Football Outsiders On Freakonomics Blog

Freakonomics is probably the greatest book ever written of our generation. Yes, we baseball nerds love to jerk it to Moneyball and everyone who believes RBI is a crap stat has read and enjoyed Moneyball. But the ultimate "stat" book ever written was one written about life: Freakonomics.

Well the authors of Freakonomics have an awesome blog sponsored by the New York Times and recently had Football Outsiders co-creator/author Bill Bramwell on to talk to him about football. For the many of you who don't know, Aaron Schatz is essentially the Bill James of what I call "football sabermetrics" and Bill Bramwell is, I'll say, the Voros McCracken of football sabermetrics. Or maybe DME's daddy Tom Tango. Well whoever the #2 guy is in actual sabermetrics.

Normally I'm not a big fan on Bill Bramwell (and it's not because he yelled at me), but I found this talk fascinating. You can read the full "interview" here but here are some excepts from the chat.

Q. As a Bills fan, I’m interested to hear your thoughts on perennial cellar dwellers. Have you found any statistical indicators of pending turnarounds?

A. The miracle turnaround you speak of is often accompanied by a remarkable, unexpected, drastic shift in team health. We’ve found in the past that about 25 percent of a team’s year-to-year change in wins is accounted for by the change in their injury rate.

As examples, consider the biggest swings in win-loss record from each of the past two seasons. In 2007, the Miami Dolphins went 1-15. By Adjusted Games Lost (our proprietary injury metric and a variant on the HGL metric that is mentioned in the link above), they were the eighth most-injured team in football. A year later, they went 11-5, shocking everyone en route to an AFC East title.

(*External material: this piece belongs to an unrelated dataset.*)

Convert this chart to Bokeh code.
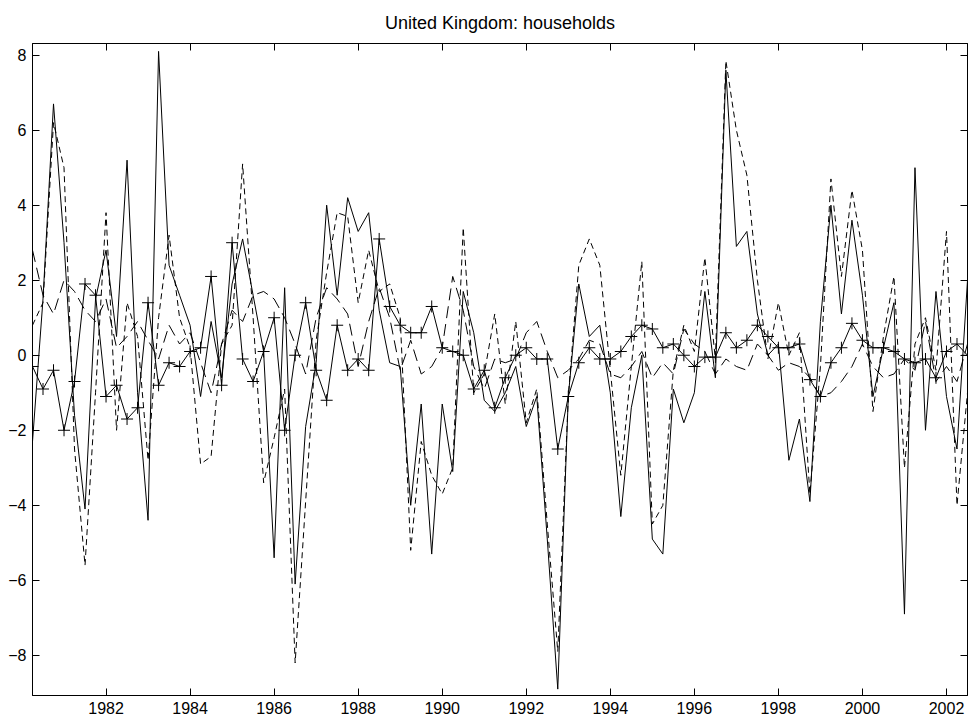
from bokeh.plotting import figure
from bokeh.models import Range1d, LinearAxis, FixedTicker, CustomJSTickFormatter
from bokeh.embed import file_html
from bokeh.resources import INLINE

# quarterly dates 1980Q2 .. 2002Q3
quarters = [1980.25 + 0.25 * i for i in range(90)]

series_solid = [-2.3, 1.5, 6.7, 3.0, -1.6, -4.1, 1.5, 2.8, 0.5, 5.2,
                -1.0, -4.4, 8.1, 2.4, 1.6, 0.8, -1.1, 0.9, -0.6, 1.9,
                3.1, 1.6, 0.1, -5.4, 1.8, -6.1, -1.9, -0.2, 4.0, 1.6,
                4.2, 3.3, 3.8, 1.2, -0.2, -0.3, -4.0, -1.3, -5.3, -1.3,
                -3.1, 1.7, 0.6, -1.2, -1.5, -1.0, -0.3, -1.9, -1.1, -4.9,
                -8.9, -1.1, 1.9, 0.5, 0.8, -1.0, -4.3, -1.4, 0.0, -4.9,
                -5.3, -0.9, -1.8, -1.0, 1.7, -0.6, 7.6, 2.9, 3.3, 1.1,
                0.0, 0.3, -2.8, -1.7, -3.9, 0.9, 4.0, 1.1, 3.6, 1.6,
                -1.1, 0.2, 1.4, -6.9, 5.0, -2.0, 1.7, -1.1, -2.5, 2.0]

series_dashed = [0.8, 1.4, 6.2, 5.0, -2.5, -5.6, -1.0, 3.8, -2.0, 1.4,
                 0.5, -2.8, 1.0, 3.2, 1.0, 0.2, -2.9, -2.7, 0.3, 0.8,
                 5.1, 1.0, -3.4, -2.2, -0.9, -8.2, -3.9, 0.4, 2.2, 3.8,
                 3.7, 1.4, 2.8, 1.7, 1.9, 1.0, -5.2, -2.3, -3.2, -3.7,
                 -3.0, 3.4, -1.0, -0.5, 1.1, -1.3, 0.9, -1.8, -0.9, -4.5,
                 -7.9, -1.1, 2.4, 3.1, 2.4, -0.4, -3.2, -0.3, 2.5, -4.5,
                 -4.0, -0.4, 0.8, 0.1, 2.6, -0.1, 7.85, 6.0, 4.8, 2.0,
                 -0.1, 1.4, 0.0, 0.6, -3.7, -0.3, 4.7, 2.1, 4.4, 2.8,
                 -1.5, 0.5, 2.1, -3.0, 0.3, 1.0, -0.4, 3.3, -4.0, -1.0]

series_dashdot = [2.8, 1.6, 1.1, 2.0, 1.7, 1.2, 0.9, 1.5, 0.2, 0.5,
                  0.9, 0.4, -0.1, 0.8, 0.3, 0.6, -0.2, -1.0, 0.3, 1.2,
                  0.9, 1.6, 1.7, 1.5, 1.0, 0.3, -0.5, 1.0, 1.8, 1.5,
                  1.1, -0.3, 0.9, 1.8, 1.0, -0.4, 0.4, -0.5, -0.3, 0.2,
                  2.1, 1.2, -0.3, -0.9, -0.1, -0.2, -0.1, 0.6, 0.9, 0.1,
                  -0.6, -0.4, -0.1, 0.4, 0.3, -0.5, -0.6, -0.3, 0.1, -0.6,
                  -0.2, -0.5, 0.7, 0.3, 0.1, -0.5, -0.1, -0.3, -0.4, 0.3,
                  0.0, -0.4, -0.2, -0.3, -0.6, -1.1, -1.0, -0.7, -0.3, 0.3,
                  -0.3, -0.6, -0.5, -0.1, -0.4, 0.9, -0.7, -0.3, -0.7, 0.3]

series_plus = [-0.3, -0.9, -0.4, -2.0, -0.7, 1.9, 1.6, -1.1, -0.8, -1.7,
               -1.4, 1.4, -0.8, -0.2, -0.3, 0.1, 0.2, 2.1, -0.8, 3.0,
               -0.1, -0.7, 0.1, 1.0, -2.0, 0.0, 1.4, -0.4, -1.2, 0.8,
               -0.4, -0.1, -0.4, 3.1, 1.3, 0.8, 0.6, 0.6, 1.3, 0.2,
               0.1, 0.0, -0.9, -0.4, -1.4, -0.6, 0.0, 0.2, -0.1, -0.1,
               -2.5, -1.1, -0.2, 0.2, -0.1, -0.1, 0.1, 0.5, 0.8, 0.7,
               0.2, 0.3, 0.0, -0.3, -0.05, -0.05, 0.6, 0.2, 0.4, 0.8,
               0.5, 0.2, 0.2, 0.3, -0.65, -1.1, -0.2, 0.2, 0.85, 0.4,
               0.2, 0.2, 0.1, -0.1, -0.2, -0.1, -0.6, 0.1, 0.3, 0.0]

x_ticks = [1982, 1984, 1986, 1988, 1990, 1992, 1994, 1996, 1998, 2000, 2002]
y_ticks = [-8, -6, -4, -2, 0, 2, 4, 6, 8]

FONT = "Liberation Sans"

p = figure(width=970, height=718, output_backend="svg", toolbar_location=None,
           x_range=Range1d(1980.25, 2002.5), y_range=Range1d(-9.07, 8.31),
           min_border_left=32, min_border_right=3, min_border_top=43,
           min_border_bottom=23)

p.title.text = "United Kingdom: households"
p.title.align = "center"
p.title.text_font = FONT
p.title.text_font_size = "18px"
p.title.text_font_style = "normal"
p.title.text_color = "black"
p.title.standoff = 21

p.xgrid.visible = False
p.ygrid.visible = False
p.outline_line_color = "black"
p.outline_line_alpha = 1.0
p.outline_line_width = 1

for ax, ticks in ((p.xaxis[0], x_ticks), (p.yaxis[0], y_ticks)):
    ax.ticker = FixedTicker(ticks=ticks)
    ax.major_tick_in = 7
    ax.major_tick_out = 0
    ax.minor_tick_in = 0
    ax.minor_tick_out = 0
    ax.axis_line_color = "black"
    ax.major_tick_line_color = "black"
    ax.major_label_text_font = FONT
    ax.major_label_text_font_size = "16px"
    ax.major_label_text_color = "black"
    ax.major_label_standoff = 6

blank = CustomJSTickFormatter(code="return '';")
top = LinearAxis(ticker=FixedTicker(ticks=x_ticks), formatter=blank,
                 major_tick_in=7, major_tick_out=0, minor_tick_in=0, minor_tick_out=0,
                 major_label_standoff=0, major_label_text_font_size="0px",
                 axis_line_color="black")
right = LinearAxis(ticker=FixedTicker(ticks=y_ticks), formatter=blank,
                   major_tick_in=7, major_tick_out=0, minor_tick_in=0, minor_tick_out=0,
                   major_label_standoff=0, major_label_text_font_size="0px",
                   axis_line_color="black")
p.add_layout(top, "above")
p.add_layout(right, "right")

p.line(quarters, series_solid, line_color="black", line_width=1)
p.line(quarters, series_dashed, line_color="black", line_width=1, line_dash="6 4")
p.line(quarters, series_dashdot, line_color="black", line_width=1, line_dash="12 6")
p.line(quarters, series_plus, line_color="black", line_width=1)
p.scatter(quarters, series_plus, marker="cross", size=12, line_color="black", line_width=1)

open("out.html", "w").write(file_html(p, INLINE))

While much of the credit was given to the team’s quickly-overrated “Wildcat” offensive scheme, there was one patently obvious factor driving their success: the Dolphins had become the league’s fourth-healthiest team.

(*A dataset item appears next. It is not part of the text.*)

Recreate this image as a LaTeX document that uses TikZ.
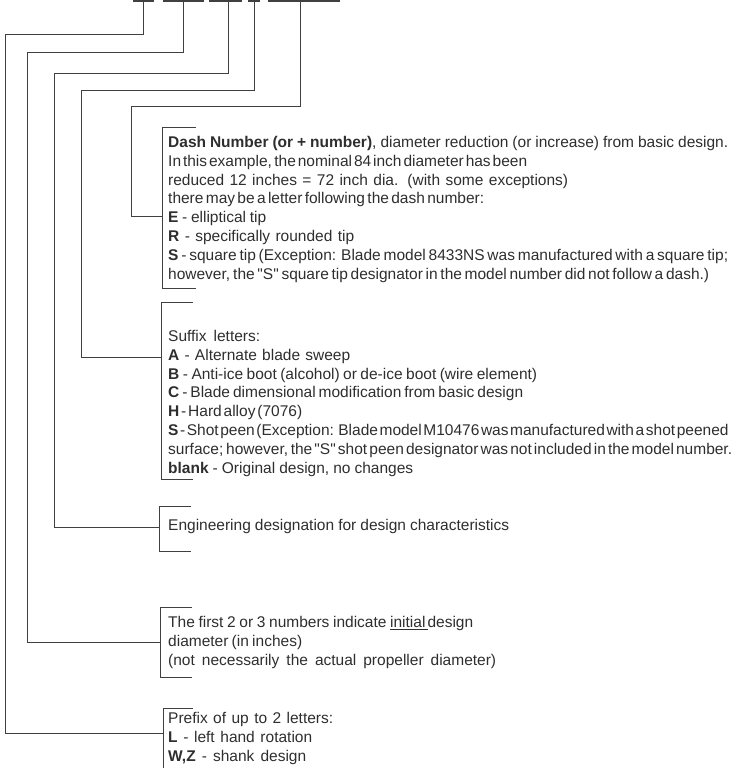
\documentclass[tikz,border=0pt]{standalone}
\usepackage{fontspec}
\usepackage{graphicx}
\setmainfont{Liberation Sans}
\definecolor{ink}{gray}{0.18}
\definecolor{rule}{gray}{0.25}

% one text line set to a given width (pt)
\newcommand\fitline[2]{%
  \setbox0=\hbox{\spaceskip=1.6pt\relax#2}%
  \ifdim\wd0>#1pt
    \pgfmathsetmacro\fitfac{#1/\the\wd0}%
    \scalebox{\fitfac}[1]{\box0}%
  \else
    \hbox to #1pt{\spaceskip=4.3pt plus 6pt minus 2.7pt\relax#2}%
  \fi}
\newcommand\qS{\textquotedbl S\textquotedbl}

\tikzset{
  wire/.style={draw=rule, line width=0.9pt},
  brk/.style={draw=rule, line width=0.9pt},
  bar/.style={fill=rule, inner sep=0pt, minimum height=2.5pt},
  note/.style={anchor=north west, inner sep=0pt, align=left, text=ink,
    font=\fontsize{15.5}{18.9}\selectfont},
}

\begin{document}
\begin{tikzpicture}[x=1pt, y=-1pt]
\useasboundingbox (0,0) rectangle (738,768);

% blanks of the model number
\node[bar, minimum width=21pt] (bar1) at (143.5,1) {};
\node[bar, minimum width=41pt] (bar2) at (183.5,1) {};
\node[bar, minimum width=33pt] (bar3) at (225.5,1) {};
\node[bar, minimum width=12pt] (bar4) at (254,1) {};
\node[bar, minimum width=72pt] (bar5) at (304,1) {};

% texts
\node[note] (dashno) at (168,133.5) {\rule{0pt}{13.5pt}%
  \fitline{560}{\textbf{Dash Number (or + number)}, diameter reduction (or increase) from basic design.}\\
  \fitline{359}{In this example, the nominal 84 inch diameter has been}\\
  \fitline{400}{reduced 12 inches = 72 inch dia. (with some exceptions)}\\
  \fitline{316}{there may be a letter following the dash number:}\\
  \fitline{98}{\textbf{E} - elliptical tip}\\
  \fitline{186}{\textbf{R} - specifically rounded tip}\\
  \fitline{560}{\textbf{S} - square tip (Exception:  Blade model 8433NS was manufactured with a square tip;}\\
  \fitline{541}{however, the \qS{} square tip designator in the model number did not follow a dash.)}};

\node[note] (suffix) at (168,327.5) {\rule{0pt}{13.5pt}%
  \fitline{92}{Suffix letters:}\\
  \fitline{182}{\textbf{A} - Alternate blade sweep}\\
  \fitline{369}{\textbf{B} - Anti-ice boot (alcohol) or de-ice boot (wire element)}\\
  \fitline{355}{\textbf{C} - Blade dimensional modification from basic design}\\
  \fitline{134}{\textbf{H} - Hard alloy (7076)}\\
  \fitline{560}{\textbf{S} - Shot peen (Exception: Blade model M10476 was manufactured with a shot peened}\\
  \fitline{564}{surface; however, the \qS{} shot peen designator was not included in the model number.}\\
  \fitline{245}{\textbf{blank} - Original design, no changes}};

\node[note] (engdes) at (168,516.5) {\rule{0pt}{13.5pt}%
  \fitline{341}{Engineering designation for design characteristics}};

\node[note] (initial) at (168,613.5) {\rule{0pt}{13.5pt}%
  \fitline{305}{The first 2 or 3 numbers indicate \underline{initial\kern2pt}design}\\
  \fitline{134}{diameter (in inches)}\\
  \fitline{328}{(not necessarily the actual propeller diameter)}};

\node[note] (prefix) at (168,709.5) {\rule{0pt}{13.5pt}%
  \fitline{165}{Prefix of up to 2 letters:}\\
  \fitline{144}{\textbf{L} - left hand rotation}\\
  \fitline{138}{\textbf{W,Z} - shank design}};

% brackets
\draw[brk] (196,127) -- (162,127) -- (162,288) -- (196,288);
\draw[brk] (193,302) -- (161,302) -- (161,479) -- (193,479);
\draw[brk] (191,506) -- (159,506) -- (159,551) -- (191,551);
\draw[brk] (192,607) -- (160,607) -- (160,677) -- (192,677);
\draw[brk] (193,708) -- (163,708) -- (163,768);
\coordinate (dashJ) at (162,216);
\coordinate (sufJ) at (161,357);
\coordinate (engJ) at (159,527);
\coordinate (iniJ) at (160,642);
\coordinate (preJ) at (163,733);

% leaders
\draw[wire] ([xshift=-0.5pt]bar1.south) |- (5,34) |- (preJ);
\draw[wire] ([xshift=-0.5pt]bar2.south) |- (27,52) |- (iniJ);
\draw[wire] ([xshift=2.5pt]bar3.south) |- (54,73) |- (engJ);
\draw[wire] (bar4.south) |- (81,90) |- (sufJ);
\draw[wire] ([xshift=-4pt]bar5.south) |- (131,106) |- (dashJ);
\end{tikzpicture}
\end{document}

Q. Do you account for personality and psychological effect?

A. Although I don’t think anyone doubts that there are intangible effects and they affect both the motivation and performance of players, I don’t think we can ascribe statistical significance to those ideas. We could probably come up with motivations for every quarterback in the league: Eli Manning wants to get back to the Super Bowl and erase his team’s humiliating finish to last season. Donovan McNabb wants to prove that the Eagles shouldn’t have traded him. Kevin Kolb wants to prove that the Eagles were right. Tony Romo wants to stop the chatter about how he can’t get it done in big games. There’s the NFC East right there.

You’ll also note that only skill position players (quarterbacks, running backs, wideouts, and tight ends) and the occasional prominent defensive player are ascribed motivations. You’ll never read a game story about how the left guard was clutch and willed his team to win.

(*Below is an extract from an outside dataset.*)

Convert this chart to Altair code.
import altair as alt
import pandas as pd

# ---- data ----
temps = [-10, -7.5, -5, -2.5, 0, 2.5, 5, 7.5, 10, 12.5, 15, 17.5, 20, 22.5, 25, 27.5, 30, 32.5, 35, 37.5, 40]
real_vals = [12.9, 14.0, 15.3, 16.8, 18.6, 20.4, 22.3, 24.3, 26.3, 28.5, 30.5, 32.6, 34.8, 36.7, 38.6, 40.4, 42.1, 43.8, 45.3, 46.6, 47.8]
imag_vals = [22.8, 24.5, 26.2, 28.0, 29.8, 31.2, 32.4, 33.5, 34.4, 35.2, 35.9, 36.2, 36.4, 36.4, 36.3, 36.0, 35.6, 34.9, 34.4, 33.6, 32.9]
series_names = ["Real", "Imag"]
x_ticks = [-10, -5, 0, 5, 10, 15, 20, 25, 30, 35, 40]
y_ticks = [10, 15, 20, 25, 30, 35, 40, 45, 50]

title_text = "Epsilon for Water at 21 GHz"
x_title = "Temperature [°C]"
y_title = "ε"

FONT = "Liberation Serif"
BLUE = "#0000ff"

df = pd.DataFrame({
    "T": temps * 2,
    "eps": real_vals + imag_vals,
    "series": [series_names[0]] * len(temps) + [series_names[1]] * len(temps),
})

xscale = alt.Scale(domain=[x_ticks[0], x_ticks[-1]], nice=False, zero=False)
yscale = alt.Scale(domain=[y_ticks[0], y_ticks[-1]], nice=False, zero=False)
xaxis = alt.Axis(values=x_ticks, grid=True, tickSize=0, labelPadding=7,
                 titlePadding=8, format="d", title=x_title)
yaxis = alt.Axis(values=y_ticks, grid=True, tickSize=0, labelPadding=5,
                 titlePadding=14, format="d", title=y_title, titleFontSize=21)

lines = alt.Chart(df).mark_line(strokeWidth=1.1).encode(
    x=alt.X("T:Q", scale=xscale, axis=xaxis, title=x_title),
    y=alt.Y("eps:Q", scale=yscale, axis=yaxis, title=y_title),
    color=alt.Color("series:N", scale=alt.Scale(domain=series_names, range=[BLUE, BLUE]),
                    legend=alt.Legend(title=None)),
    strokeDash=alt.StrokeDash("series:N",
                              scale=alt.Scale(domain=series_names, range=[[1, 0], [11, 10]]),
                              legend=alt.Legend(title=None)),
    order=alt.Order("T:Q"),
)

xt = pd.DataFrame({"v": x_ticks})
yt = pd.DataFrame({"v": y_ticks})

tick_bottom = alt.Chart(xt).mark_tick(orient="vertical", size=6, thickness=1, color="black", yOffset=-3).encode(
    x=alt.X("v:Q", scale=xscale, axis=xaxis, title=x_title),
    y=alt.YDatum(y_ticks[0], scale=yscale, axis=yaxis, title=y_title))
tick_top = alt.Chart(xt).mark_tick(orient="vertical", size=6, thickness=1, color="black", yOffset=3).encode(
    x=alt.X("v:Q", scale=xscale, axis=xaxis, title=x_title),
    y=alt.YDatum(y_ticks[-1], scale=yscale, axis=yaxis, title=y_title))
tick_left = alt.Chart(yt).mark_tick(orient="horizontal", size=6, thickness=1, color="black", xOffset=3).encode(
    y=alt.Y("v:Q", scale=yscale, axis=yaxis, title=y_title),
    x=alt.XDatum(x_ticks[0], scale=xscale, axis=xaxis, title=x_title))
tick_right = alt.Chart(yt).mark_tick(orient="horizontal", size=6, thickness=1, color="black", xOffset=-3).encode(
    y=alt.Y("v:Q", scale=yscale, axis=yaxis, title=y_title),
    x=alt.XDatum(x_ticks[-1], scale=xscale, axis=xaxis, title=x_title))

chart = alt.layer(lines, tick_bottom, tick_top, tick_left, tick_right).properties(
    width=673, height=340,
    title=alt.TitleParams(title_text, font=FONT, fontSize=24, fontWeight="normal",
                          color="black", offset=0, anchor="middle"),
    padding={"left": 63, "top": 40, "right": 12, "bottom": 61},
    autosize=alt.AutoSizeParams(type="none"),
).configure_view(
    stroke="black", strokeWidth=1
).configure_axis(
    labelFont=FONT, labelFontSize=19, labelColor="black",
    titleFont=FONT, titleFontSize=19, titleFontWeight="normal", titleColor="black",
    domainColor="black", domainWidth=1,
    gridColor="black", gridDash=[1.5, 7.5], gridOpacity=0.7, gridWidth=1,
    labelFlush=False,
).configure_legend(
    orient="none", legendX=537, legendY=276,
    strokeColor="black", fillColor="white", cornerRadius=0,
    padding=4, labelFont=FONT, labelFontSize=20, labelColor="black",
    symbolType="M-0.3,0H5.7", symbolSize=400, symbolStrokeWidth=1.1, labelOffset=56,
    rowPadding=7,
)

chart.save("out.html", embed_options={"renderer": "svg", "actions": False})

Q. To what degree does luck play in determining the outcome of a game?

A. When it comes to an individual game, luck plays a far bigger role than anyone cares to admit. We know that the act of recovering a fumble is almost entirely luck, and that the distance of a fumble (or interception) return is mostly random, but a game can very well come down to who recovers the fumbles or whether a player slips on a return.

There are also factors that we see regress towards the mean on a seasonal level that can drive huge single-game swings in performance. Research published by Football Outsiders in the Times suggests that a kicker’s field goal accuracy is mostly random from year-to-year. We’ve also found that teams have no ability to influence the success rate of field goals taken against them

Q. How well can you isolate the play of any particular player (e.g., the RB) from that of his teammates (e.g., the O-line)? Who contributes more to a 2000-yard season, the RB or the line?

A. We’re nowhere near the point of valuing a player as being worth a number of wins, because we’re light-years away from quantifying all the things a player does. I doubt we’ll ever have a reliable “wins” metric because there are too many interactions between positions that we can’t account for in football. Take a quarterback, for example: even if we were to develop a measure of performance that stripped out the effects of his receivers and offensive line and placed his passing performance in a perfect, league-average context, we’d have to account for how he read defenses and called audibles at the line, how effective he was in setting up defenses on the play-fake, whether he had any impact on the running game versus an average quarterback … it’s not a realistic goal.